CATANZARO «Signor giudice questi hanno ammazzato gente. Questi venivano nella mia carrozzeria a ripararsi la macchina gratis. Io mi allontavano dai loro discorsi, io sono stato una vittima e adesso fa male sentire queste persone e stare zitto. Dicono che c’è stato un Gualtieri nella mia carrozzeria? Ma se sono accusato di fare parte dei Giampà che ci veniva a fare un Gualtieri nella mia carrozzeria? L’unico errore che ho fatto è che non li ho denunciati. Ma chi ci poteva con questa gente?» Franco Trovato, imputato nel processo Perseo, ha chiesto di intervenire e rendere dichiarazioni spontanee. Una reazione nata nel corso dell’udienza di oggi, durante il controesame del teste Giuseppe Cappello, 29 anni, collaboratore di giustizia, figlio di Rosario e fratello di Saverio, anche loro collaboratori. Le domande – poste in principio dal pm Elio Romano – vertevano sui rapporti tra i Trovato e la cosca Giampà, i cui componenti, secondo Cappello, avevano frequenti incontri nella carrozzeria di Trovato. Durante il controesame l’avvocato Giuseppe Di Renzo ha incalzato il teste sul perché fosse informato che si trattava di incontri di ‘ndrangheta se non vi aveva mai partecipato.

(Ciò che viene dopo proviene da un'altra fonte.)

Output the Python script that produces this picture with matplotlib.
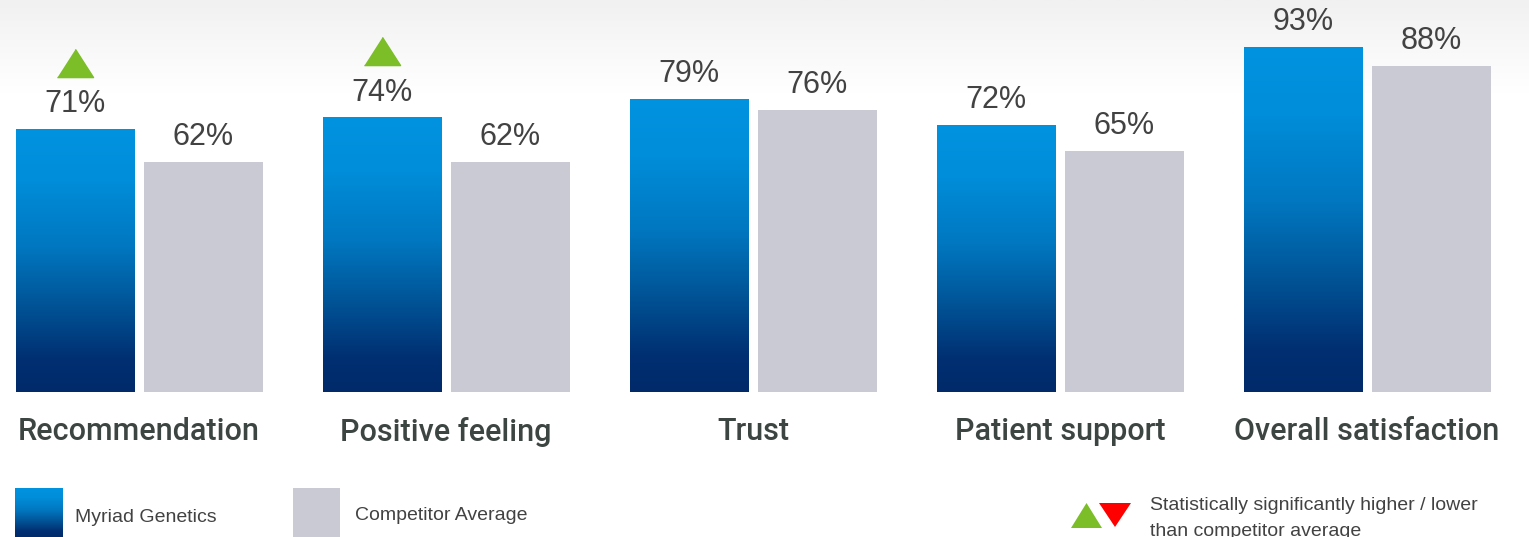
import numpy as np
import matplotlib
matplotlib.use("Agg")
import matplotlib.pyplot as plt
from matplotlib.colors import LinearSegmentedColormap
from matplotlib.patches import Rectangle, Polygon
from matplotlib.transforms import ScaledTranslation

# Survey results: share of respondents (%)
categories = ["Recommendation", "Positive feeling", "Trust", "Patient support", "Overall satisfaction"]
myriad = [71, 74, 79, 72, 93]
competitor = [62, 62, 76, 65, 88]
significant_higher = [True, True, False, False, False]
series_names = ["Myriad Genetics", "Competitor Average"]
note_text = "Statistically significantly higher / lower\nthan competitor average"

W, H = 1529, 537
fig = plt.figure(figsize=(W / 100, H / 100), dpi=100)

# soft grey fade at the top of the slide
bg = fig.add_axes([0, 0, 1, 1], zorder=0)
bg.set_axis_off()
fade = np.linspace(0, 1, 200).reshape(-1, 1)
fade = np.clip(fade / 0.17, 0, 1)
bg_cmap = LinearSegmentedColormap.from_list("fade", ["#F1F1F1", "#FFFFFF"])
bg.imshow(fade, cmap=bg_cmap, aspect="auto", extent=[0, 1, 0, 1], origin="upper")
bg.set_xlim(0, 1)
bg.set_ylim(0, 1)

blue_cmap = LinearSegmentedColormap.from_list(
    "myriad",
    [(0.0, "#002A6A"), (0.12, "#002F71"), (0.35, "#00579A"),
     (0.55, "#0077C0"), (0.8, "#008DD9"), (1.0, "#0093E0")])
grey = "#CACAD4"
text_dark = "#424242"
label_dark = "#3D4543"

ax = fig.add_axes([0, 145 / H, 1, 371 / H], zorder=1)
ax.patch.set_alpha(0)
spacing = 307.0
ax.set_axis_off()

x = np.arange(len(categories))
bw = 119 / spacing
off = 64 / spacing

grad = np.linspace(0, 1, 256).reshape(-1, 1)
bars_m = ax.bar(x - off, myriad, width=bw, color="none", edgecolor="none")
for b in bars_m:
    x0 = b.get_x()
    im = ax.imshow(grad, cmap=blue_cmap, origin="lower", aspect="auto",
                   extent=[x0, x0 + b.get_width(), 0, b.get_height()], zorder=2)
    im.set_clip_path(b)
bars_c = ax.bar(x + off, competitor, width=bw, color=grey, edgecolor="none", zorder=2)
ax.set_xlim(-139 / spacing, (W - 139) / spacing)
ax.set_ylim(0, 100)

value_font = ["Liberation Sans", "DejaVu Sans"]
for xi, v in zip(x - off, myriad):
    ax.annotate(f"{v}%", (xi, v), xytext=(0, 7), textcoords="offset points",
                ha="center", va="bottom", fontsize=22, color=text_dark, family=value_font)
for xi, v in zip(x + off, competitor):
    ax.annotate(f"{v}%", (xi, v), xytext=(0, 7), textcoords="offset points",
                ha="center", va="bottom", fontsize=22, color=text_dark, family=value_font)

# significance markers above the Myriad bars
tri = [(-1, -0.78), (1, -0.78), (0, 0.78)]
lift = ax.transData + ScaledTranslation(0, 0.66, fig.dpi_scale_trans)
for xi, v, sig in zip(x - off, myriad, significant_higher):
    if sig:
        ax.plot([xi], [v], marker=tri, markersize=26, color="#7BBE28",
                linestyle="none", transform=lift, clip_on=False)

cat_font = ["Roboto", "DejaVu Sans"]
for xi, c in zip(x, categories):
    ax.annotate(c, (xi, 0), xytext=(0, -28.5), textcoords="offset points",
                ha="center", va="center", fontsize=22, color=label_dark,
                family=cat_font, fontweight="medium")

# legend
leg_font = ["Liberation Sans", "DejaVu Sans"]
sw1 = fig.add_axes([15 / W, 0, 48 / W, 49 / H], zorder=2)
sw1.set_axis_off()
sw1.imshow(grad, cmap=blue_cmap, origin="lower", aspect="auto", extent=[0, 1, 0, 1])
fig.patches.append(Rectangle((293 / W, 0), 47 / W, 49 / H, transform=fig.transFigure,
                             facecolor=grey, edgecolor="none", zorder=2))
fig.text(75 / W, 1 - 518 / H, series_names[0], ha="left", va="center",
         fontsize=14, color=text_dark, family=leg_font)
fig.text(355 / W, 1 - 515 / H, series_names[1], ha="left", va="center",
         fontsize=14, color=text_dark, family=leg_font)


def px(xp, yp):
    return (xp / W, 1 - yp / H)


fig.patches.append(Polygon([px(1071, 528), px(1102, 528), px(1086.5, 503)], closed=True,
                           transform=fig.transFigure, facecolor="#7BBE28", edgecolor="none", zorder=3))
fig.patches.append(Polygon([px(1099, 503), px(1131, 503), px(1115, 527)], closed=True,
                           transform=fig.transFigure, facecolor="#FF0000", edgecolor="none", zorder=3))
fig.text(1150 / W, 1 - 497 / H, note_text, ha="left", va="top", fontsize=14,
         color=text_dark, family=leg_font, linespacing=1.7)

fig.savefig("out.png", dpi=100)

Di questi incontri, ha risposto il teste, gli ha riferito suo fratello Saverio. È a questo punto che Trovato ha chiesto di poter intervenire per rendere le sue spontanee dichiarazioni.
LE TRUFFE ASSICURATIVE
Nel corso dell’udienza si è parlato anche della truffa alle assicurazioni.
Cappello ha riferito di avere avuto, in passato, buoni rapporti con Franco Trovato, insieme al quale operavano l’illecito delle truffe assicurative, ossia i sinistri simulati. La truffa consisteva nel portare una macchina nuova in carrozzeria alla quale venivano smontati i pezzi nuovi e sostituiti con pezzi sinistrati. A questo punto toccava al perito fare un computo del danno prima di chiedere il risarcimento all’assicurazione. Cappello fa anche il nome del perito, Renato Rotundo, e, rispondendo alle domande del pm, lascia intendere che questi fosse a conoscenza degli illeciti «perché era evidente che si trattava di sinistri non veritieri». Su queste dichiarazioni alle obiezioni della difesa il presidente del collegio Carlo Fontanazza ha replicato che le domande erano lecite perché utili a esplorare il reato associativo. Cappello, rispondendo alle domande del pm e dell’avvocato Leopoldo Marchese, ha inoltre dichiarato di avere fatto le truffe in proprio, senza bisogno di chiedere il permesso alla cosca nonostante «tutti i componenti della famiglia Giampà si rivolgevano a Franco Trovato per i sinistri simulati».
LA COSCA, I DISSIDI E LE ESTORSIONI ALLE GIOSTRE
Giuseppe Cappello ha, inoltre, dichiarato di avere avuto buoni rapporti con la cosca Giampà di cui riconosce i capi in Vincenzo Bonaddio, Giuseppe Giampà e Aldo Notarianni. Alla domanda del pm, se fosse a conoscenza di dissidi interni alla cosca, in particolare tra Bonaddio e Giampà, il collaboratore racconta che i dissapori tra i due erano nati per questioni legate alle estorsioni, perché Bonaddio si era «preso tutti i soldi» e non dava il denaro per i componenti del clan che erano detenuti.
Anche Antonio Voci, afferma Cappello, faceva parte della cosca. Vi era entrato con il compito di spacciare droga ed era poi passato a fare estorsioni ai danni dei giostrai per contro di Giuseppe Giampà. Un particolare che Cappello ricorda è il fatto che Voci, spesso, gli portava i biglietti delle giostre.
Dissidi sono poi sorti – stando alle parole del collaboratore, incalzato dagli avvocati Marchese e Pagliuso – con i Trovato in seguito a una lite in discoteca. Una lite che finì a botte e che non si sarebbe mai sanata, nonostante le intercessioni dei familiari per dirimere la questione, anzi, sarebbe finita con un intero caricatore scaricato addosso a una macchina che guidava Saverio Cappello e che apparteneva ad amico di questi. Sulla ricostruzione dei fatti e sui rapporti tra i due gruppi il pentito viene più volte ripreso dalla difesa, mentre l’imputato Franco Trovato, recluso, è sempre più agitato. Alla fine chiederà di dire la sua. Il processo proseguirà il 26 giugno con l’esame del collaboratore Battista Cosentino.